Slightly off topic but...
"A foreign artist seeking authorization to perform in the United States must navigate a system that involves a pair of government departments. Homeland Security, created in 2003, evaluates the initial application and then, if approval is granted, the State Department, assuming it is satisfied with the results of an in-person interview with the performer, issues a visa at an embassy abroad.
Congress requires the process to be financially self-sustaining, rather than depend on taxpayer support, which in practice means that fees are typically higher than those of other countries. Homeland Security even offers an expedited premium processing fee of $1,225 per application over and above the standard $325 filing fee that is supposed to guarantee a response within two weeks, but arts administrators complain that the agency sometimes fails to meet its own deadline.
As part of the process the arts group sponsoring performances in the United States must also submit written proof of the artists qualifications, all duly translated into English. Even then there is no guarantee of timely approval of a visa request, since there are often additional requests for evidence of a performers artistic worth or personal background. The government advises performers and ensembles to submit paperwork at least 90 days before they hope to receive a visa, but arts administrators say that delays of up to six months are not unusual.

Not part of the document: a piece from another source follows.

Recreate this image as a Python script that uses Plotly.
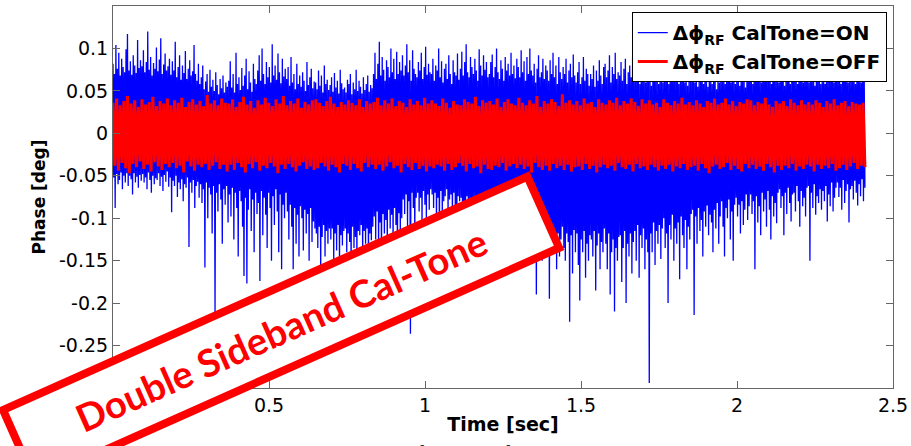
import numpy as np
import plotly.graph_objects as go

# Phase samples, in milli-degrees.
# The ON trace is listed as alternating extremes (upper / lower),
# ten samples per ~0.046 s block.
on_upper_mdeg = [
    82, 70, 104, 76, 95, 68, 88, 78, 72, 99,
    117, 74, 85, 69, 92, 80, 71, 110, 77, 86,
    79, 98, 72, 84, 120, 75, 90, 68, 83, 76,
    101, 73, 87, 112, 70, 81, 94, 74, 79, 88,
    69, 85, 74, 108, 66, 78, 92, 63, 80, 71,
    97, 64, 76, 86, 68, 73, 104, 70, 62, 82,
    58, 66, 80, 52, 61, 70, 49, 75, 55, 63,
    50, 72, 57, 46, 64, 53, 68, 48, 60, 55,
    62, 85, 54, 70, 48, 95, 58, 66, 51, 77,
    56, 68, 88, 52, 73, 60, 49, 82, 64, 58,
    74, 92, 62, 100, 70, 58, 84, 66, 78, 60,
    105, 68, 80, 63, 94, 72, 59, 88, 67, 76,
    64, 78, 56, 90, 60, 70, 52, 82, 58, 68,
    55, 72, 62, 50, 84, 57, 66, 76, 53, 61,
    60, 52, 74, 56, 68, 48, 80, 58, 63, 51,
    57, 66, 49, 71, 54, 62, 47, 75, 59, 52,
    54, 48, 63, 58, 70, 46, 60, 52, 75, 50,
    62, 55, 47, 66, 51, 58, 68, 49, 57, 53,
    70, 95, 64, 82, 108, 68, 90, 75, 62, 86,
    78, 66, 100, 72, 88, 64, 96, 70, 84, 74,
    92, 68, 80, 105, 72, 86, 62, 98, 76, 70,
    66, 84, 74, 95, 64, 78, 102, 69, 82, 72,
    70, 88, 62, 80, 74, 100, 66, 85, 60, 76,
    82, 64, 92, 70, 58, 86, 72, 68, 94, 63,
    76, 96, 68, 84, 105, 72, 66, 90, 78, 70,
    88, 74, 62, 99, 80, 68, 92, 75, 84, 66,
    70, 84, 93, 66, 78, 100, 72, 64, 86, 76,
    62, 90, 74, 82, 68, 95, 70, 80, 65, 88,
    78, 66, 98, 72, 85, 62, 90, 70, 100, 74,
    68, 82, 60, 76, 92, 66, 72, 88, 64, 80,
    74, 62, 86, 70, 95, 66, 80, 58, 90, 72,
    64, 78, 70, 88, 60, 74, 82, 66, 93, 68,
    60, 72, 84, 58, 66, 90, 62, 76, 70, 56,
    70, 64, 80, 55, 74, 62, 86, 68, 58, 78,
    82, 66, 74, 92, 60, 78, 70, 95, 64, 72,
    68, 84, 62, 76, 88, 58, 72, 80, 66, 90,
    74, 62, 82, 68, 58, 86, 66, 76, 60, 80,
    64, 78, 56, 70, 84, 62, 68, 58, 74, 66,
    60, 72, 66, 82, 58, 76, 64, 88, 62, 70,
    78, 58, 70, 64, 86, 60, 74, 56, 68, 62,
    66, 76, 60, 80, 55, 70, 62, 84, 58, 72,
    62, 55, 74, 66, 58, 78, 64, 52, 70, 60,
    70, 62, 82, 58, 74, 66, 88, 60, 76, 64,
    58, 72, 64, 56, 80, 62, 70, 54, 68, 75,
    74, 64, 58, 80, 68, 86, 62, 72, 60, 78,
    66, 84, 70, 62, 76, 58, 90, 68, 64, 72,
    60, 72, 66, 78, 56, 70, 62, 82, 58, 68,
    76, 62, 70, 58, 84, 64, 72, 60, 74, 66,
    68, 60, 78, 64, 72, 56, 82, 62, 70, 58,
    64, 74, 58, 80, 62, 70, 66, 76, 60, 72,
    70, 62, 76, 58, 68, 82, 64, 72, 60, 66,
    62, 72, 66, 58, 76, 64, 70, 60, 74, 68,
]
on_lower_mdeg = [
    -52, -88, -48, -60, -55, -46, -66, -50, -58, -47,
    -62, -50, -54, -72, -47, -58, -51, -64, -49, -56,
    -48, -58, -52, -66, -46, -55, -70, -50, -60, -53,
    -55, -47, -62, -51, -68, -49, -57, -45, -63, -52,
    -93, -56, -62, -50, -75, -58, -66, -54, -80, -60,
    -64, -52, -134, -58, -70, -55, -88, -62, -57, -76,
    -60, -82, -66, -158, -58, -100, -64, -72, -118, -62,
    -212, -70, -92, -60, -78, -130, -66, -84, -62, -105,
    -72, -98, -64, -125, -70, -88, -145, -68, -80, -110,
    -168, -76, -177, -90, -66, -115, -78, -140, -70, -95,
    -82, -174, -68, -120, -76, -96, -135, -70, -88, -150,
    -74, -108, -66, -92, -140, -72, -160, -84, -100, -70,
    -92, -125, -84, -110, -160, -88, -130, -96, -145, -86,
    -100, -138, -90, -118, -95, -150, -88, -128, -104, -112,
    -118, -135, -110, -165, -122, -108, -145, -115, -130, -112,
    -125, -112, -150, -118, -138, -108, -158, -120, -132, -115,
    -112, -140, -118, -128, -160, -110, -135, -122, -148, -115,
    -120, -108, -145, -115, -130, -112, -155, -118, -126, -110,
    -98, -125, -92, -140, -105, -160, -95, -118, -102, -132,
    -90, -112, -96, -130, -88, -108, -145, -94, -120, -100,
    -78, -95, -72, -110, -80, -236, -70, -88, -122, -76,
    -70, -92, -76, -108, -68, -84, -100, -72, -90, -66,
    -72, -88, -70, -110, -76, -125, -68, -94, -80, -74,
    -66, -96, -78, -72, -104, -70, -86, -118, -74, -80,
    -76, -100, -82, -115, -74, -90, -78, -106, -84, -80,
    -86, -112, -78, -98, -128, -82, -94, -108, -80, -90,
    -84, -105, -90, -120, -86, -98, -112, -82, -96, -88,
    -92, -118, -86, -104, -135, -90, -100, -115, -88, -108,
    -95, -130, -100, -115, -140, -98, -120, -105, -125, -102,
    -104, -118, -190, -110, -135, -108, -150, -112, -128, -106,
    -115, -195, -120, -140, -112, -130, -160, -118, -145, -125,
    -110, -135, -150, -118, -128, -222, -120, -165, -114, -140,
    -118, -155, -197, -125, -140, -115, -170, -130, -150, -120,
    -125, -145, -115, -185, -132, -118, -160, -128, -140, -112,
    -130, -160, -118, -190, -140, -125, -210, -135, -150, -122,
    -120, -175, -135, -115, -200, -130, -145, -118, -165, -128,
    -115, -150, -108, -170, -120, -135, -112, -160, -125, -140,
    -294, -118, -140, -105, -155, -115, -130, -108, -148, -112,
    -100, -135, -118, -200, -108, -125, -96, -150, -112, -130,
    -105, -172, -98, -120, -135, -102, -160, -110, -125, -95,
    -90, -214, -98, -130, -88, -115, -102, -145, -92, -110,
    -85, -120, -96, -105, -140, -90, -112, -82, -130, -98,
    -80, -110, -145, -88, -100, -78, -125, -92, -150, -84,
    -76, -98, -84, -118, -80, -108, -90, -72, -102, -86,
    -72, -95, -80, -160, -74, -105, -86, -120, -70, -92,
    -78, -110, -68, -90, -125, -74, -98, -82, -106, -70,
    -66, -88, -74, -120, -70, -95, -64, -82, -104, -72,
    -70, -92, -62, -80, -110, -68, -86, -76, -98, -64,
    -62, -150, -70, -88, -60, -96, -74, -82, -66, -90,
    -68, -80, -62, -104, -72, -86, -58, -92, -76, -64,
    -58, -75, -64, -90, -55, -82, -68, -60, -105, -66,
    -62, -78, -56, -70, -85, -60, -74, -54, -80, -64,
]
# OFF trace, eight samples per ~0.093 s block
off_upper_mdeg = [
    36, 41, 33, 38, 44, 35, 39, 31,
    40, 34, 37, 43, 32, 38, 35, 41,
    33, 39, 36, 42, 31, 37, 40, 34,
    38, 32, 45, 35, 39, 33, 41, 36,
    35, 40, 31, 37, 43, 34, 38, 30,
    39, 34, 42, 36, 32, 40, 35, 44,
    33, 38, 35, 41, 30, 37, 34, 39,
    40, 36, 32, 38, 43, 35, 31, 37,
    34, 39, 36, 33, 40, 31, 38, 35,
    37, 42, 33, 39, 35, 41, 32, 38,
    36, 31, 40, 34, 38, 33, 42, 35,
    39, 35, 32, 41, 36, 30, 38, 34,
    33, 40, 37, 35, 43, 32, 39, 36,
    38, 34, 41, 31, 37, 40, 35, 33,
    42, 36, 33, 39, 35, 44, 31, 38,
    35, 40, 37, 32, 46, 36, 39, 34,
    38, 33, 41, 35, 37, 31, 40, 36,
    34, 39, 36, 42, 33, 38, 35, 41,
    37, 32, 40, 35, 39, 34, 36, 31,
    40, 36, 33, 38, 35, 42, 34, 37,
    33, 39, 35, 31, 38, 36, 41, 34,
    36, 41, 34, 38, 32, 37, 35, 40,
    39, 33, 37, 35, 42, 34, 31, 38,
    35, 38, 32, 40, 36, 33, 39, 34,
    37, 34, 39, 36, 31, 38, 35, 40,
    33, 36, 38, 32, 37, 35, 34, 36,
]
off_lower_mdeg = [
    -38, -44, -35, -41, -47, -36, -40, -33,
    -42, -37, -45, -34, -39, -43, -36, -40,
    -35, -41, -38, -46, -33, -39, -44, -37,
    -40, -36, -43, -38, -34, -42, -37, -45,
    -37, -43, -35, -40, -46, -36, -41, -34,
    -44, -38, -41, -35, -39, -47, -37, -42,
    -36, -40, -45, -38, -34, -42, -39, -43,
    -41, -35, -39, -44, -37, -40, -46, -36,
    -38, -43, -36, -41, -45, -35, -40, -37,
    -42, -37, -44, -39, -34, -41, -38, -46,
    -36, -40, -43, -35, -42, -38, -45, -39,
    -41, -37, -39, -44, -36, -43, -40, -35,
    -38, -45, -36, -41, -39, -47, -37, -42,
    -43, -38, -40, -35, -44, -39, -36, -41,
    -37, -42, -39, -46, -35, -40, -43, -38,
    -44, -36, -41, -38, -43, -37, -45, -40,
    -39, -43, -36, -42, -38, -46, -40, -37,
    -41, -38, -44, -35, -40, -42, -37, -45,
    -36, -41, -39, -43, -37, -40, -44, -38,
    -42, -37, -45, -39, -41, -36, -43, -40,
    -38, -44, -36, -41, -47, -39, -37, -42,
    -40, -35, -43, -38, -42, -45, -36, -41,
    -37, -42, -39, -44, -36, -40, -46, -38,
    -43, -38, -41, -36, -44, -39, -42, -37,
    -39, -45, -37, -42, -38, -41, -36, -44,
    -41, -37, -43, -39, -35, -42, -38, -40,
]

record_length = 2.41  # seconds

x_ticks = [0, 0.5, 1, 1.5, 2, 2.5]
x_tick_labels = ['0', '0.5', '1', '1.5', '2', '2.5']
y_ticks = [-0.3, -0.25, -0.2, -0.15, -0.1, -0.05, 0, 0.05, 0.1]
y_tick_labels = ['-0.3', '-0.25', '-0.2', '-0.15', '-0.1', '-0.05', '0', '0.05', '0.1']


def interleave(upper, lower):
    # zig-zag between the read extremes, converted to degrees
    return np.column_stack((upper, lower)).ravel() / 1000.0


on_phase = interleave(on_upper_mdeg, on_lower_mdeg)
off_phase = interleave(off_upper_mdeg, off_lower_mdeg)
on_time = np.linspace(0, record_length, len(on_phase))
off_time = np.linspace(0, record_length, len(off_phase))

fig = go.Figure()
fig.add_trace(go.Scatter(
    x=on_time, y=on_phase, mode='lines',
    line=dict(color='rgb(0,0,255)', width=1.3),
    name='<b>Δϕ<sub>RF</sub> CalTone=ON</b>',
))
fig.add_trace(go.Scatter(
    x=off_time, y=off_phase, mode='lines',
    line=dict(color='rgb(255,0,0)', width=3.0),
    name='<b>Δϕ<sub>RF</sub> CalTone=OFF</b>',
))

axis_style = dict(
    showline=True, linecolor='#666', linewidth=1, mirror='ticks',
    ticks='inside', ticklen=7, tickcolor='#666',
    showgrid=False, zeroline=False, automargin=False,
    tickfont=dict(family='DejaVu Sans', size=19, color='black'),
)

fig.update_layout(
    template='none',
    width=911, height=446,
    margin=dict(l=113, r=18, t=6, b=58),
    paper_bgcolor='white', plot_bgcolor='white',
    font=dict(family='DejaVu Sans', size=19, color='black'),
    xaxis=dict(
        axis_style, range=[0, 2.5], tickvals=x_ticks, ticktext=x_tick_labels,
        title=dict(text='<b>Time [sec]</b>', standoff=2,
                   font=dict(family='DejaVu Sans', size=19)),
    ),
    yaxis=dict(
        axis_style, range=[-0.3, 0.15], tickvals=y_ticks, ticktext=y_tick_labels,
        title=dict(text='<b>Phase [deg]</b>', standoff=9,
                   font=dict(family='DejaVu Sans', size=17)),
    ),
    showlegend=True,
    legend=dict(
        x=0.992, y=0.984, xanchor='right', yanchor='top',
        bgcolor='white', bordercolor='black', borderwidth=1,
        font=dict(family='DejaVu Sans', size=20, color='black'),
        itemwidth=30, tracegroupgap=0,
    ),
)

# stamp across the lower-left corner
fig.add_annotation(
    xref='paper', yref='paper', x=0.2154, y=0.155,
    xanchor='center', yanchor='middle', showarrow=False,
    text='<b>Double Sideband Cal-Tone</b>', textangle=-24,
    font=dict(family='Lato', size=38, color='rgb(255,0,0)'),
    bgcolor='white', bordercolor='rgb(255,0,0)', borderwidth=8, borderpad=0,
    width=566, height=70,
)
# caption of the slide below, mostly cut off
fig.add_annotation(
    xref='paper', yref='paper', x=0.49, y=-0.137,
    xanchor='center', yanchor='top', showarrow=False,
    text='<b>Phase Noise PSD</b>',
    font=dict(family='DejaVu Sans', size=19, color='#333'),
)

fig.write_html(
    "out.html",
    config={'displayModeBar': False},
    post_script="document.body.style.margin = '0px';",
)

Government agencies say that the enhanced procedures they have adopted are needed to safeguard American citizens. We want to facilitate legitimate travel to the U.S., but we need to keep security as our highest priority, said a State Department spokesman, who invoked department rules that do not allow him to be identified by name.
In many cases foreign troupes must also pay a consultation fee of up to $500 to an American union to certify that its performances will not adversely affect the interests of American artists. Its a revenue stream for the unions, with no cap in sight, Mr. Ginsburg said.
As a result, some large ensembles are now simply avoiding the United States. In 2006, for example, the Hallé orchestra of Manchester, England, canceled an American tour that was to include a performance at Lincoln Center after orchestra administrators calculated that complying with visa regulations for a group of more than 100 musicians and staff members was going to cost them more than $70,000."